--- BEGIN SUPPLIED INFORMATION ---
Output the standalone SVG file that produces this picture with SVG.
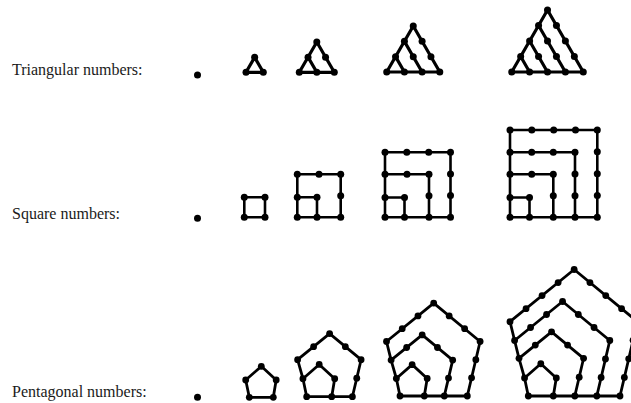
<svg xmlns="http://www.w3.org/2000/svg" width="631" height="403" viewBox="0 0 631 403">
<style>
.lbl{font-family:"Liberation Serif","Times New Roman",serif;font-size:16px;fill:#1a1a1a}
.ln{fill:none;stroke:#000;stroke-linejoin:round;stroke-linecap:round}
.tri .ln{stroke-width:3.2}
.sq .ln{stroke-width:2.6}
.pen .ln{stroke-width:2.8}
circle{fill:#000}
</style>
<rect width="631" height="403" fill="#fff"/>

<g id="labels">
<text class="lbl" x="12" y="74.5">Triangular numbers:</text>
<text class="lbl" x="12" y="218.5">Square numbers:</text>
<text class="lbl" x="12" y="397">Pentagonal numbers:</text>
</g>

<!-- Triangular -->
<g id="tri1" class="tri"><circle cx="197.5" cy="75" r="3.5"/></g>
<g id="tri2" class="tri">
<path class="ln" d="M246,72.3 L263.3,72.3 L254.65,57.32 Z"/>
<circle cx="246" cy="72.3" r="3.5"/><circle cx="263.3" cy="72.3" r="3.5"/><circle cx="254.65" cy="57.32" r="3.5"/>
</g>
<g id="tri3" class="tri">
<path class="ln" d="M299.3,72.3 L334.3,72.3 L316.8,42 Z M316.8,72.3 L308.05,57.15"/>
<circle cx="299.3" cy="72.3" r="3.5"/><circle cx="316.8" cy="72.3" r="3.5"/><circle cx="334.3" cy="72.3" r="3.5"/>
<circle cx="308.05" cy="57.15" r="3.5"/><circle cx="325.55" cy="57.15" r="3.5"/>
<circle cx="316.8" cy="42" r="3.5"/>
</g>
<g id="tri4" class="tri">
<path class="ln" d="M386.7,72 L439.8,72 L413.25,26 Z M422.1,72 L404.4,41.34 M404.4,72 L395.55,56.67"/>
<circle cx="386.7" cy="72" r="3.5"/><circle cx="404.4" cy="72" r="3.5"/><circle cx="422.1" cy="72" r="3.5"/><circle cx="439.8" cy="72" r="3.5"/>
<circle cx="395.55" cy="56.67" r="3.5"/><circle cx="413.25" cy="56.67" r="3.5"/><circle cx="430.95" cy="56.67" r="3.5"/>
<circle cx="404.4" cy="41.34" r="3.5"/><circle cx="422.1" cy="41.34" r="3.5"/>
<circle cx="413.25" cy="26" r="3.5"/>
</g>
<g id="tri5" class="tri">
<path class="ln" d="M511.7,72 L583.3,72 L547.5,10 Z M565.4,72 L538.55,25.5 M547.5,72 L529.6,41 M529.6,72 L520.65,56.5"/>
<circle cx="511.7" cy="72" r="3.5"/><circle cx="529.6" cy="72" r="3.5"/><circle cx="547.5" cy="72" r="3.5"/><circle cx="565.4" cy="72" r="3.5"/><circle cx="583.3" cy="72" r="3.5"/>
<circle cx="520.65" cy="56.5" r="3.5"/><circle cx="538.55" cy="56.5" r="3.5"/><circle cx="556.45" cy="56.5" r="3.5"/><circle cx="574.35" cy="56.5" r="3.5"/>
<circle cx="529.6" cy="41" r="3.5"/><circle cx="547.5" cy="41" r="3.5"/><circle cx="565.4" cy="41" r="3.5"/>
<circle cx="538.55" cy="25.5" r="3.5"/><circle cx="556.45" cy="25.5" r="3.5"/>
<circle cx="547.5" cy="10" r="3.5"/>
</g>

<!-- Square -->
<g id="sq1" class="sq"><circle cx="197.5" cy="218.3" r="3.5"/></g>
<g id="sq2" class="sq">
<path class="ln" d="M244.3,217.3 V197.3 H265 V217.3 Z"/>
<circle cx="244.3" cy="217.3" r="3.5"/><circle cx="265" cy="217.3" r="3.5"/><circle cx="244.3" cy="197.3" r="3.5"/><circle cx="265" cy="197.3" r="3.5"/>
</g>
<g id="sq3" class="sq">
<path class="ln" d="M297.3,217.3 V174.3 H340.7 V217.3 Z M297.3,197.3 H317 V217.3"/>
<circle cx="297.3" cy="174.3" r="3.5"/><circle cx="319" cy="174.3" r="3.5"/><circle cx="340.7" cy="174.3" r="3.5"/>
<circle cx="340.7" cy="195.8" r="3.5"/><circle cx="340.7" cy="217.3" r="3.5"/>
<circle cx="297.3" cy="197.3" r="3.5"/><circle cx="317" cy="197.3" r="3.5"/><circle cx="317" cy="217.3" r="3.5"/>
<circle cx="297.3" cy="217.3" r="3.5"/>
</g>
<g id="sq4" class="sq">
<path class="ln" d="M385,217.3 V152.3 H450.5 V217.3 Z M385,174.3 H429 V217.3 M385,197.5 H404.5 V217.3"/>
<circle cx="385" cy="152.3" r="3.5"/><circle cx="406.8" cy="152.3" r="3.5"/><circle cx="428.7" cy="152.3" r="3.5"/><circle cx="450.5" cy="152.3" r="3.5"/>
<circle cx="450.5" cy="174" r="3.5"/><circle cx="450.5" cy="195.6" r="3.5"/><circle cx="450.5" cy="217.3" r="3.5"/>
<circle cx="385" cy="174.3" r="3.5"/><circle cx="407" cy="174.3" r="3.5"/><circle cx="429" cy="174.3" r="3.5"/>
<circle cx="429" cy="195.8" r="3.5"/><circle cx="429" cy="217.3" r="3.5"/>
<circle cx="385" cy="197.5" r="3.5"/><circle cx="404.5" cy="197.5" r="3.5"/><circle cx="404.5" cy="217.3" r="3.5"/>
<circle cx="385" cy="217.3" r="3.5"/>
</g>
<g id="sq5" class="sq">
<path class="ln" d="M510,217.3 V130 H597.3 V217.3 Z M510,152.3 H575 V217.3 M510,174.3 H553.3 V217.3 M510,197.5 H529.5 V217.3"/>
<circle cx="510" cy="130" r="3.5"/><circle cx="531.8" cy="130" r="3.5"/><circle cx="553.7" cy="130" r="3.5"/><circle cx="575.5" cy="130" r="3.5"/><circle cx="597.3" cy="130" r="3.5"/>
<circle cx="597.3" cy="151.8" r="3.5"/><circle cx="597.3" cy="173.7" r="3.5"/><circle cx="597.3" cy="195.5" r="3.5"/><circle cx="597.3" cy="217.3" r="3.5"/>
<circle cx="510" cy="152.3" r="3.5"/><circle cx="531.7" cy="152.3" r="3.5"/><circle cx="553.3" cy="152.3" r="3.5"/><circle cx="575" cy="152.3" r="3.5"/>
<circle cx="575" cy="174" r="3.5"/><circle cx="575" cy="195.7" r="3.5"/><circle cx="575" cy="217.3" r="3.5"/>
<circle cx="510" cy="174.3" r="3.5"/><circle cx="531.7" cy="174.3" r="3.5"/><circle cx="553.3" cy="174.3" r="3.5"/>
<circle cx="553.3" cy="195.8" r="3.5"/><circle cx="553.3" cy="217.3" r="3.5"/>
<circle cx="510" cy="197.5" r="3.5"/><circle cx="529.5" cy="197.5" r="3.5"/><circle cx="529.5" cy="217.3" r="3.5"/>
<circle cx="510" cy="217.3" r="3.5"/>
</g>

<!-- Pentagonal -->
<g id="pen1" class="pen"><circle cx="197.5" cy="397.3" r="3.5"/></g>
<g id="pen2" class="pen">
<path class="ln" d="M249.3,397.3 L273.3,397.3 L276.18,380.02 L261.3,366.34 L245.7,380.02 Z"/>
<circle cx="249.3" cy="397.3" r="3.4"/><circle cx="273.3" cy="397.3" r="3.4"/><circle cx="276.18" cy="380.02" r="3.4"/><circle cx="261.3" cy="366.34" r="3.4"/><circle cx="245.7" cy="380.02" r="3.4"/>
</g>
<g id="pen3" class="pen">
<path class="ln" d="M306.7,396.7 L352.4,396.7 M306.7,396.7 L302.95,378.7 L297.6,359.7 M331.7,396.7 L334.7,378.7 L319.2,364.45 L302.95,378.7 M352.4,396.7 L361.1,359.7 L329.6,333.6 L297.6,359.7"/>
<circle cx="306.7" cy="396.7" r="3.4"/>
<circle cx="331.7" cy="396.7" r="3.4"/><circle cx="334.7" cy="378.7" r="3.4"/><circle cx="319.2" cy="364.45" r="3.4"/><circle cx="302.95" cy="378.7" r="3.4"/>
<circle cx="352.4" cy="396.7" r="3.4"/><circle cx="356.75" cy="378.2" r="3.4"/><circle cx="361.1" cy="359.7" r="3.4"/><circle cx="345.35" cy="346.65" r="3.4"/><circle cx="329.6" cy="333.6" r="3.4"/><circle cx="313.6" cy="346.65" r="3.4"/><circle cx="297.6" cy="359.7" r="3.4"/>
</g>
<g id="pen4" class="pen">
<path class="ln" d="M400,396 L467.3,396 M400,396 L396.35,378.5 L391.1,360.1 L386.5,341.5 M424.3,396 L427.2,378.5 L412.15,364.65 L396.35,378.5 M444.3,396 L452.7,360.1 L422.2,334.9 L391.1,360.1 M467.3,396 L480.1,341.5 L433.7,303.1 L386.5,341.5"/>
<circle cx="400" cy="396" r="3.4"/>
<circle cx="424.3" cy="396" r="3.4"/><circle cx="427.2" cy="378.5" r="3.4"/><circle cx="412.15" cy="364.65" r="3.4"/><circle cx="396.35" cy="378.5" r="3.4"/>
<circle cx="444.3" cy="396" r="3.4"/><circle cx="448.5" cy="378.05" r="3.4"/><circle cx="452.7" cy="360.1" r="3.4"/><circle cx="437.45" cy="347.5" r="3.4"/><circle cx="422.2" cy="334.9" r="3.4"/><circle cx="406.65" cy="347.5" r="3.4"/><circle cx="391.1" cy="360.1" r="3.4"/>
<circle cx="467.3" cy="396" r="3.4"/><circle cx="471.57" cy="377.83" r="3.4"/><circle cx="475.83" cy="359.67" r="3.4"/><circle cx="480.1" cy="341.5" r="3.4"/><circle cx="464.63" cy="328.7" r="3.4"/><circle cx="449.17" cy="315.9" r="3.4"/><circle cx="433.7" cy="303.1" r="3.4"/><circle cx="417.97" cy="315.9" r="3.4"/><circle cx="402.23" cy="328.7" r="3.4"/><circle cx="386.5" cy="341.5" r="3.4"/>
</g>
<g id="pen5" class="pen">
<path class="ln" d="M528.3,396 L620,396 M528.3,396 L524.55,378 L519,358.3 L514.6,340.5 L510,321.7 M553.3,396 L556.3,378 L540.8,363.75 L524.55,378 M574.8,396 L583.6,358.3 L551.55,331.8 L519,358.3 M596.8,396 L609.8,340.5 L562.55,301.5 L514.6,340.5 M620,396 L637.4,321.7 L574.15,269.5 L510,321.7"/>
<circle cx="528.3" cy="396" r="3.4"/>
<circle cx="553.3" cy="396" r="3.4"/><circle cx="556.3" cy="378" r="3.4"/><circle cx="540.8" cy="363.75" r="3.4"/><circle cx="524.55" cy="378" r="3.4"/>
<circle cx="574.8" cy="396" r="3.4"/><circle cx="579.2" cy="377.15" r="3.4"/><circle cx="583.6" cy="358.3" r="3.4"/><circle cx="567.58" cy="345.05" r="3.4"/><circle cx="551.55" cy="331.8" r="3.4"/><circle cx="535.28" cy="345.05" r="3.4"/><circle cx="519" cy="358.3" r="3.4"/>
<circle cx="596.8" cy="396" r="3.4"/><circle cx="601.13" cy="377.5" r="3.4"/><circle cx="605.47" cy="359" r="3.4"/><circle cx="609.8" cy="340.5" r="3.4"/><circle cx="594.05" cy="327.5" r="3.4"/><circle cx="578.3" cy="314.5" r="3.4"/><circle cx="562.55" cy="301.5" r="3.4"/><circle cx="546.57" cy="314.5" r="3.4"/><circle cx="530.58" cy="327.5" r="3.4"/><circle cx="514.6" cy="340.5" r="3.4"/>
<circle cx="620" cy="396" r="3.4"/><circle cx="624.35" cy="377.43" r="3.4"/><circle cx="628.7" cy="358.85" r="3.4"/><circle cx="633.05" cy="340.28" r="3.4"/><circle cx="637.4" cy="321.7" r="3.4"/><circle cx="621.59" cy="308.65" r="3.4"/><circle cx="605.78" cy="295.6" r="3.4"/><circle cx="589.96" cy="282.55" r="3.4"/><circle cx="574.15" cy="269.5" r="3.4"/><circle cx="558.11" cy="282.55" r="3.4"/><circle cx="542.08" cy="295.6" r="3.4"/><circle cx="526.04" cy="308.65" r="3.4"/><circle cx="510" cy="321.7" r="3.4"/>
</g>
</svg>
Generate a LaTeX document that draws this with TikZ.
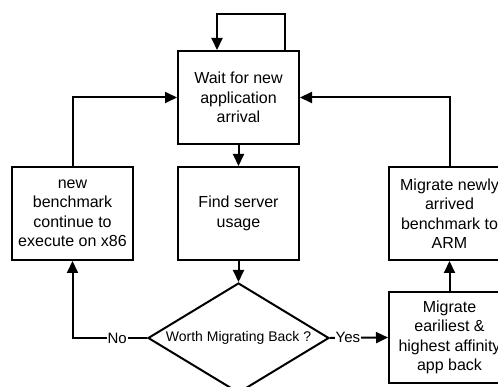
\documentclass[tikz,border=0pt]{standalone}
\usepackage{fontspec}
\setmainfont{Liberation Sans}
\usetikzlibrary{shapes.geometric,arrows.meta}
\tikzset{
  box/.style={draw, line width=2pt, minimum width=121pt, minimum height=93pt, align=center, inner sep=0pt, font=\fontsize{16}{19.5}\selectfont},
  decision/.style={draw, diamond, aspect=1.645, line width=2pt, minimum width=181pt, minimum height=110pt, inner sep=0pt, font=\fontsize{14}{17}\selectfont},
  conn/.style={line width=2pt},
  arr/.style={conn, -{Triangle[length=12pt,width=11pt]}},
  lbl/.style={fill=white, inner sep=1pt, font=\fontsize{15}{18}\selectfont}
}
\begin{document}
\begin{tikzpicture}[x=1pt,y=-1pt]
\useasboundingbox (0,0) rectangle (498,387);
\clip (0,0) rectangle (498,387);
\node[box] (wait) at (238.5,97.5) {Wait for new\\application\\arrival};
\node[box] (find) at (238.5,213.5) {Find server\\usage};
\node[box] (left) at (72.5,213.5) {new\\benchmark\\continue to\\execute on x86};
\node[box] (armnew) at (449.5,213.5) {Migrate newly\\arrived\\benchmark to\\ARM};
\node[box, minimum height=91pt] (back) at (449.5,337.5) {Migrate\\eariliest \&\\highest affinity\\app back};
\node[decision] (dec) at (238.5,338) {Worth Migrating Back ?};
\coordinate (loopR) at (285,14);
\coordinate (loopL) at (217,14);
\draw[arr] (wait.north -| loopR) -- (loopR) -- (loopL) -- (wait.north -| loopL);
\draw[arr] (wait.south) -- (find.north);
\draw[arr] (find.south) -- (dec.north);
\draw[arr] (dec.west) -| node[lbl, pos=0.2] {No} (left.south);
\draw[arr] (dec.east) -- node[lbl, pos=0.31] {Yes} (back.west);
\draw[arr] (back.north) -- (armnew.south);
\draw[arr] (armnew.north) |- (wait.east);
\draw[arr] (left.north) |- (wait.west);
\end{tikzpicture}
\end{document}
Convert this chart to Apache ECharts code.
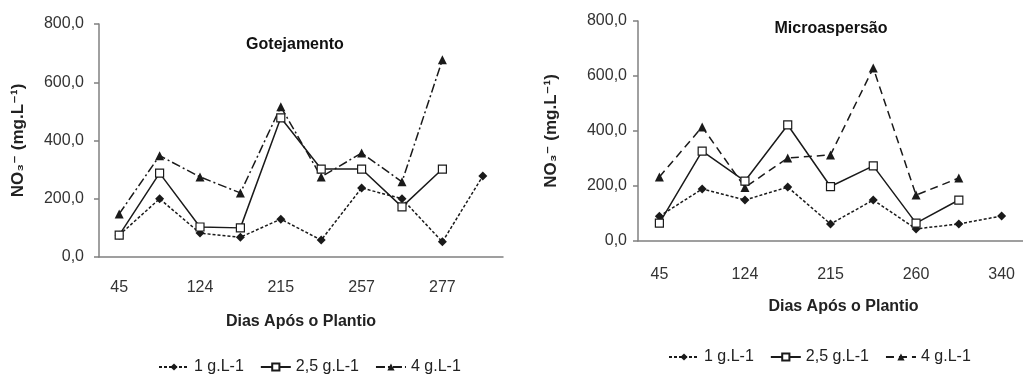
--- END SUPPLIED INFORMATION ---
Show all lines from the records above where the word "that" occurs.

▸ ANSWER IN FULL:
Output the standalone SVG file that produces this picture with SVG.
Generate a LaTeX document that draws this with TikZ.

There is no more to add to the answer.